Standpoint
- Executive editor: Andreas Campomar
- Former editors: Daniel Johnson, 2008 - 2018; Michael Mosbacher, 2018 - 2019; Edward Lucas, 2019 - 2020
- Categories: politics, world affairs, arts and culture
- Frequency: ten times per year
- First issue: June 2008
- Final issue: December 2020
- Company: Social Affairs Unit Magazines Limited
- Country: United Kingdom
- Language: English
- ISSN: 1757-1111

= Standpoint (magazine) =

British cultural and political magazine

Standpoint was a British cultural and political magazine, originally published monthly, that debuted in June 2008. It ceased to be published regularly in 2020, with a final issue coming out in mid-2021.

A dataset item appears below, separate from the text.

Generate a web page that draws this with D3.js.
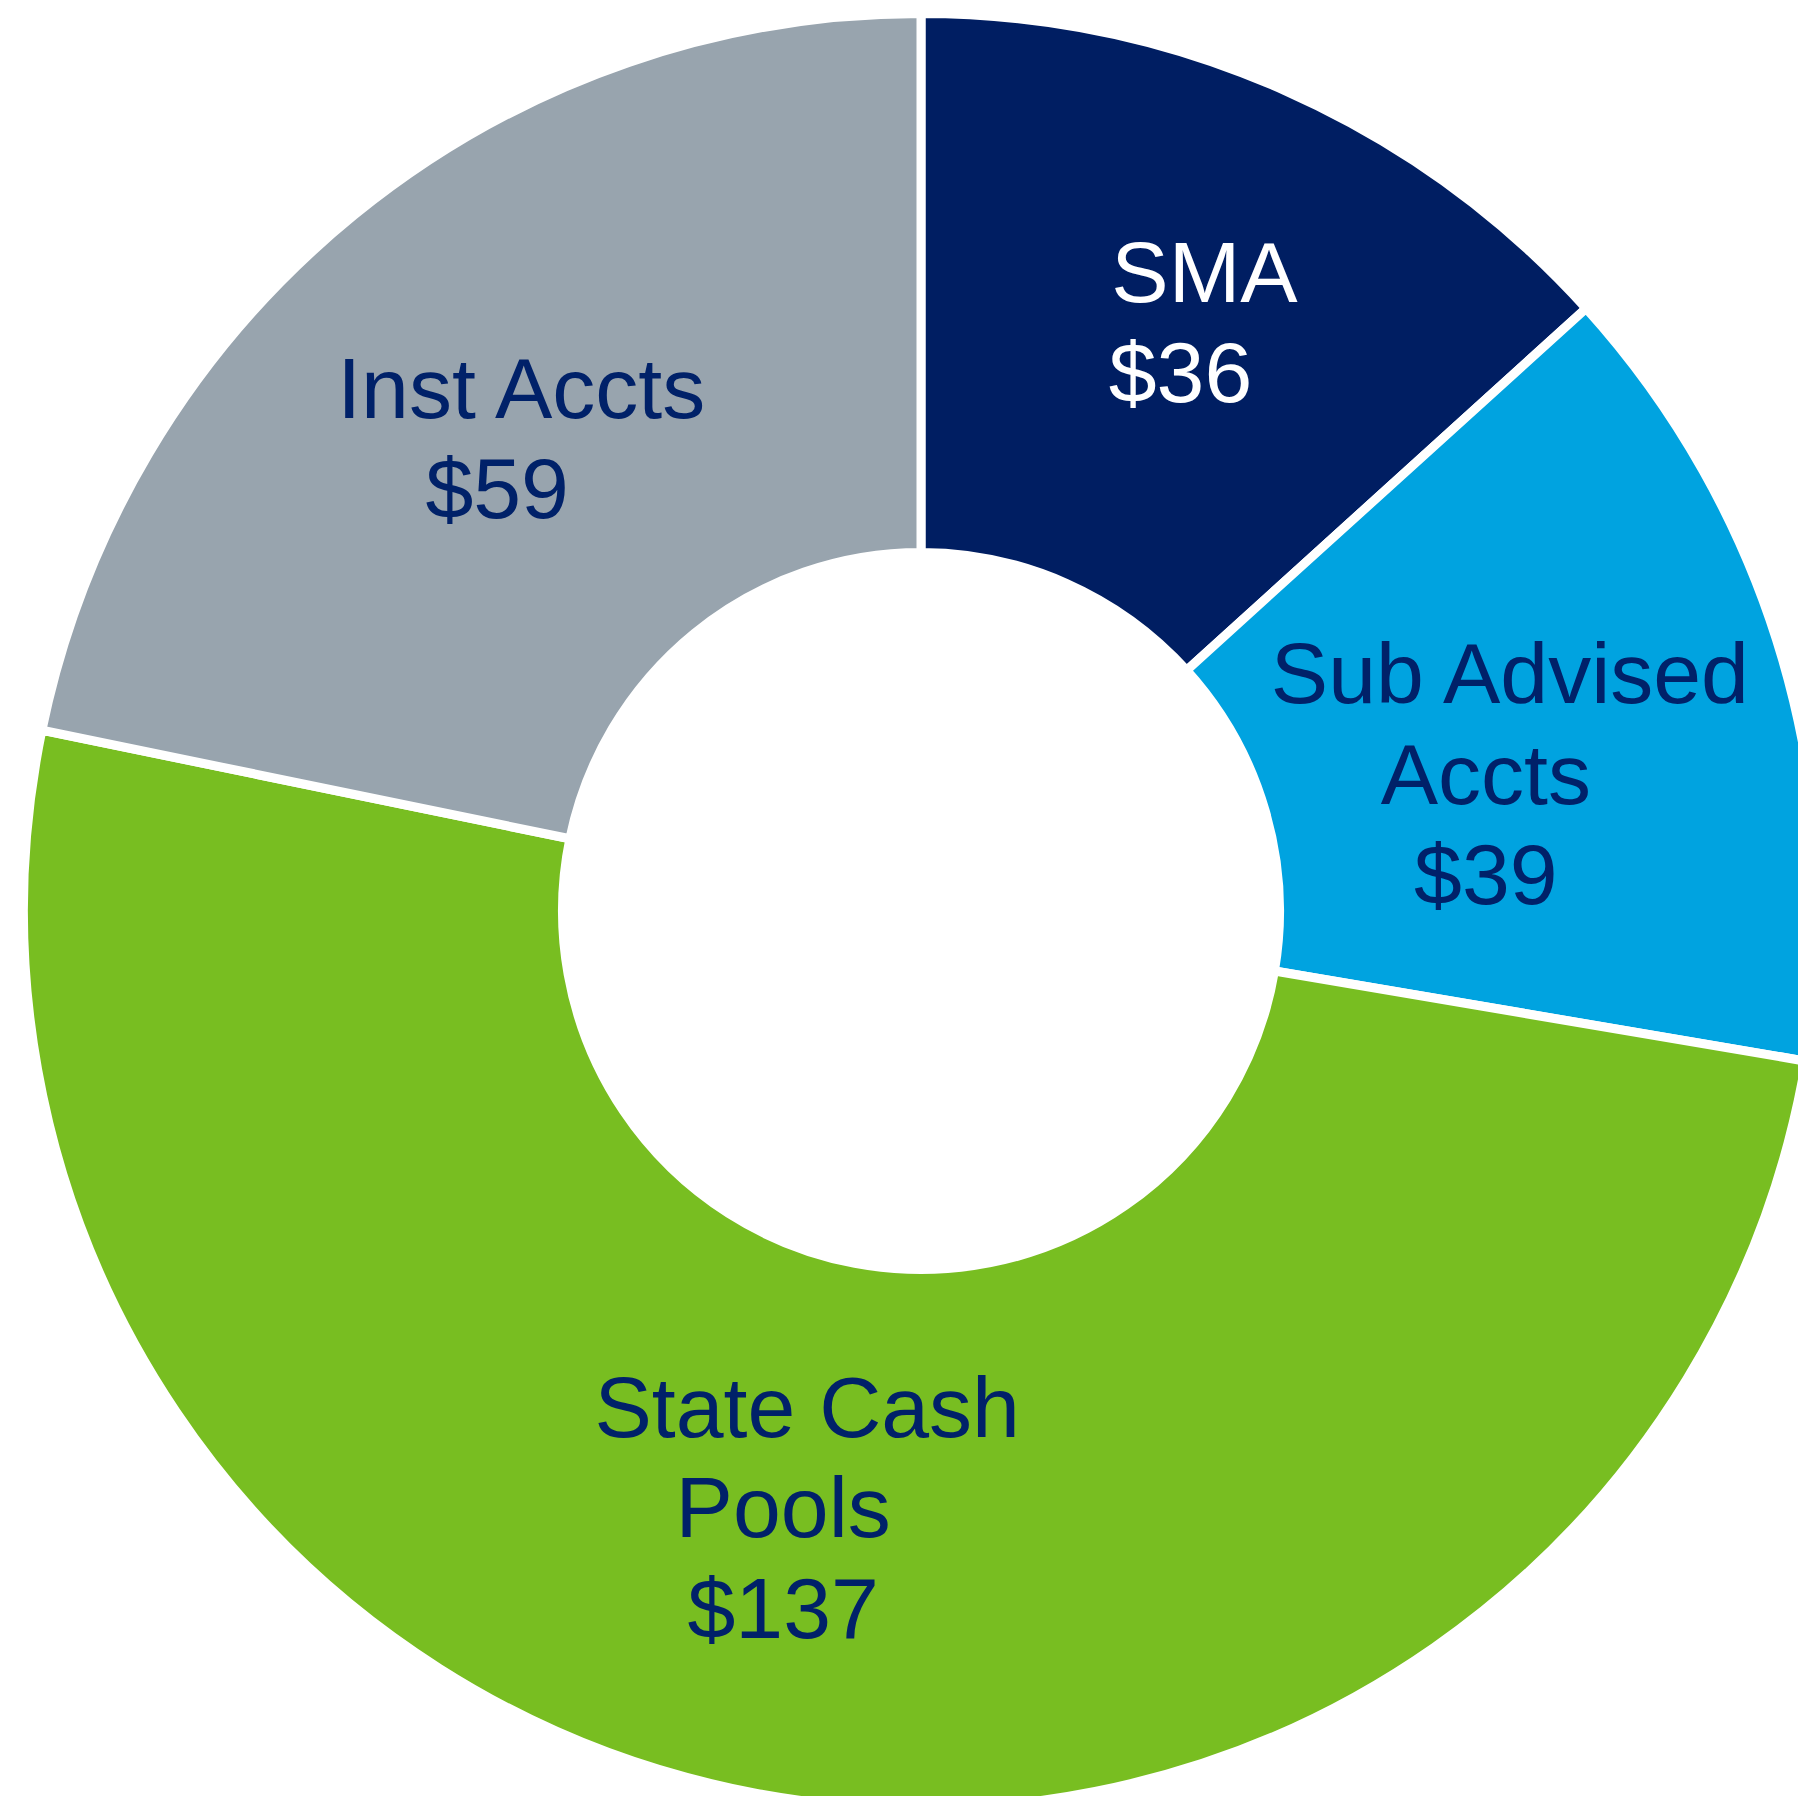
<!DOCTYPE html>
<html>
<head>
<meta charset="utf-8">
<script src="https://cdn.jsdelivr.net/npm/d3@7"></script>
<style>
  html, body { margin: 0; padding: 0; background: #fff; overflow: hidden; }
</style>
</head>
<body>
<div id="chart-area"></div>
<script>
// data
const categories = ["SMA", "Sub Advised Accts", "State Cash Pools", "Inst Accts"]
const values = [36, 39, 137, 59]
const labelLines = [["SMA", "$36"], ["Sub Advised", "Accts", "$39"], ["State Cash", "Pools", "$137"], ["Inst Accts", "$59"]]

const colors = ["#001E62", "#00A3E0", "#78BE21", "#98A4AE"]
const textColors = ["#ffffff", "#002169", "#002169", "#002169"]
// small manual nudges of the labels away from the arc centroid
const labelNudge = [[5, -16], [-38, 38], [-22, -22], [-27, 13]]

const WIDTH = 1798
const HEIGHT = 1796
const CX = 921
const CY = 911
const GAP = 9
const OUTER = 893 + GAP / 2
const INNER = 363 - GAP / 2
const FONT = 86
const LINE_H = 100.5

const svg = d3.select("#chart-area").append("svg")
  .attr("width", WIDTH)
  .attr("height", HEIGHT)

const g = svg.append("g")
  .attr("transform", `translate(${CX}, ${CY})`)

const data = categories.map((c, i) => ({ name: c, value: values[i], i: i }))

const pie = d3.pie()
  .sort(null)
  .value(d => d.value)

const arc = d3.arc()
  .innerRadius(INNER)
  .outerRadius(OUTER)

const labelArc = d3.arc()
  .innerRadius((INNER + OUTER) / 2)
  .outerRadius((INNER + OUTER) / 2)

const arcs = pie(data)

g.selectAll(".slice")
  .data(arcs)
  .enter().append("path")
    .attr("class", "slice")
    .attr("d", arc)
    .attr("fill", d => colors[d.data.i])
    .attr("stroke", "#fff")
    .attr("stroke-width", GAP)
    .attr("stroke-linejoin", "miter")

// labels
const labels = g.selectAll(".label")
  .data(arcs)
  .enter().append("text")
    .attr("class", "label")
    .attr("font-family", "'Liberation Sans', Arial, sans-serif")
    .attr("font-size", FONT + "px")
    .attr("fill", d => textColors[d.data.i])
    .attr("text-anchor", "middle")
    .attr("transform", d => {
      const c = labelArc.centroid(d)
      const n = labelNudge[d.data.i]
      return `translate(${c[0] + n[0]}, ${c[1] + n[1]})`
    })

labels.each(function(d) {
  const lines = labelLines[d.data.i]
  const t = d3.select(this)
  const first = -(lines.length - 1) / 2 * LINE_H + FONT * 0.36
  lines.forEach((line, k) => {
    t.append("tspan")
      .attr("x", k === 0 ? 24 : 0)
      .attr("y", first + k * LINE_H)
      .text(line)
  })
})
</script>
</body>
</html>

Standpoint was based in London and was co-founded by Daniel Johnson, Miriam Gross, Jonathan Foreman, and Michael Mosbacher; Johnson was its first editor, but announced that he was standing down in 2018.

In 2019, editor Edward Lucas said that the magazine was to be "a lively champion of unfashionable causes such as the virtues of western civilisation and transatlanticism". Later that year, he also said: "We fight culture wars vigorously, mix polemic with mockery, and are all in favour of triggering people."

The magazine was run by the Social Affairs Unit, a spinoff charity of a neoliberal economic thinktank, the Institute of Economic Affairs. It was initially funded by British Marine chairman Alan Bekhor and then by other rich donors, such as Jeremy Hosking, who donated £850,000 in 2019.